Haughtily the officer started to discipline us about parking rules. Mid-sentence, the officer noticed the dashboard. It dawned upon him that he was ticketing a Supreme Court Judicial Hearing Officer of New York State. Horror struck his face, maybe even a tinge of shame. He gestured to rip up the ticket, apologetic towards my father. Firmly my father held the man's gaze and said: "You recognize that I am a judge and as a response, you propose not holding me to the law? It should be the precise opposite, if anyone citizen is accountable to you, it is me."

My father does not believe in taking advantage, ever. His transparency and sincerity radiated out of all of his actions. He embodied the advice the Lubavitcher Rebbe gave to him: "Tzedek Tzedek Tirdof" "Justice, Justice you shall pursue." (Devarim 16:18–20)

His soul chased justice, an emboldened and impassioned justice, but imbued with love. When my father said these words to the policeman, he was blunt and warm simultaneously. Often, during my childhood, he made a point of gesturing at the cars of government officials who parked illegally. He would use this as a teaching opportunity to assert that nobody should ever take advantage of power.

That is my father, a true Jew. In Bereshis 32: 22-31 Yaakov wrestles with an angel before receiving his second name - Israel. The Jewish people are Benei Yisrael. We are marked by Yaakov's fight. And as the famous saying goes, two Jews, three opinions. That is the heritage of the Talmud, which my father completed and celebrated with immense joy. We are a people of struggle and despite how small of a people we are, we stretch ourselves to accommodate immense diversity of perspective. It creates much to grapple with. One of my father's favorite phrases is: "It's a struggle." As a child, I would have the honor of "playing hookey" - as he called it - and skipping school to watch him on the bench in court. Each morning as he walked into the regal Supreme Court on Sutphin Blvd. in Queens, the court officers would say "Good morning judge, how are you?" and in a sarcastic tone he would say "It is a struggle."

But in all seriousness, my father has lived his life by holding matters seemingly at odds in tension with one another. My father taught me that no heart is too small for the immensity of feelings and ideas our world contains. He is a true mystic. He faces paradox head on and captures meaning that is both within and beyond the opposites. As long as Hashem is in the quest, right or left, up or down, a seeker is finding God.

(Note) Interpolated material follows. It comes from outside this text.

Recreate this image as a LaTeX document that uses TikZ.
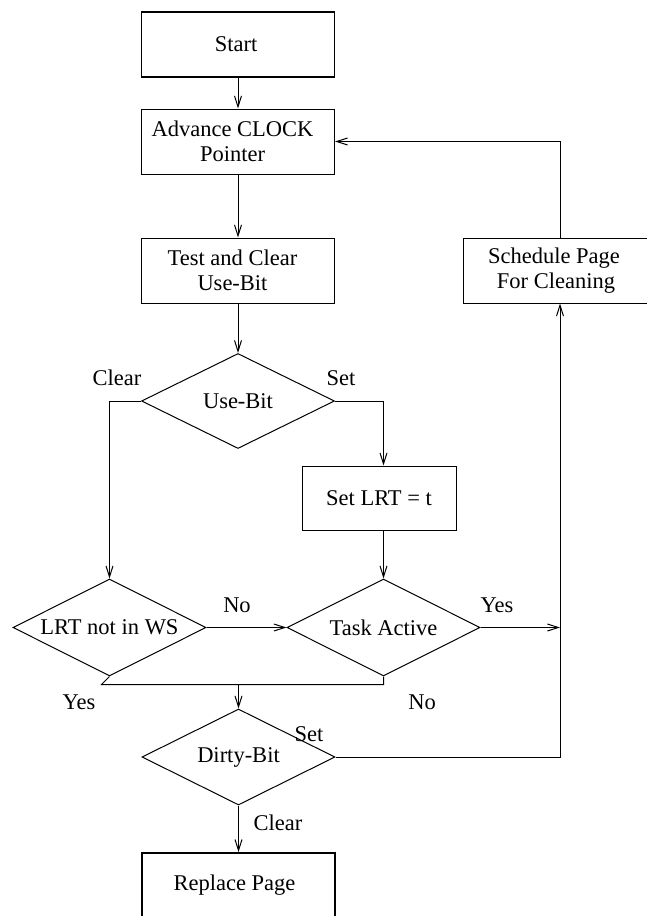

A legal giant, my father sought to put religious and secular law in conversation with one another. He stimulated monumental discussions on the topic of divorce [Rubin vs. Rubin mentioned in many religious works]. He is a legal genius and an exquisite writer. I am enraptured as I read through his decisions, captivated by his words. Yet simultaneously, he understood how rotted the bounds of language can be, and when asked what his primary value is, he said: "love." He held this in equal esteem to justice and intellectual precision.

Boy does my father love. Unconditional love, boundless and infinite, right from the Ein Sof - the infinite light of God Himself.

The Rabbis say that Moshe Rabbenu (Moses our teacher) was like a flame. The giving of his light never diminished as he passed his wisdom on to others. My father's selflessness and humility resemble everything I have learned about our archetype Moshe. He is a flame that only gives and continues to give.

I refuse to use past tense when talking about my father, because his effect on this world is an everlasting ripple. The world is at a terrible loss of his physical presence, but his deeds, his soul, his light, they burn fiercely with a power that is inextinguishable. But to be unable to hear his voice, his witty humor, to hold his piercing gaze, to be held in his enveloping hugs, to touch my forehead to his, to sing songs with him as our voices became one, this is a weight that will get heavier and not lighter in time. Each moment away from him is an eternity.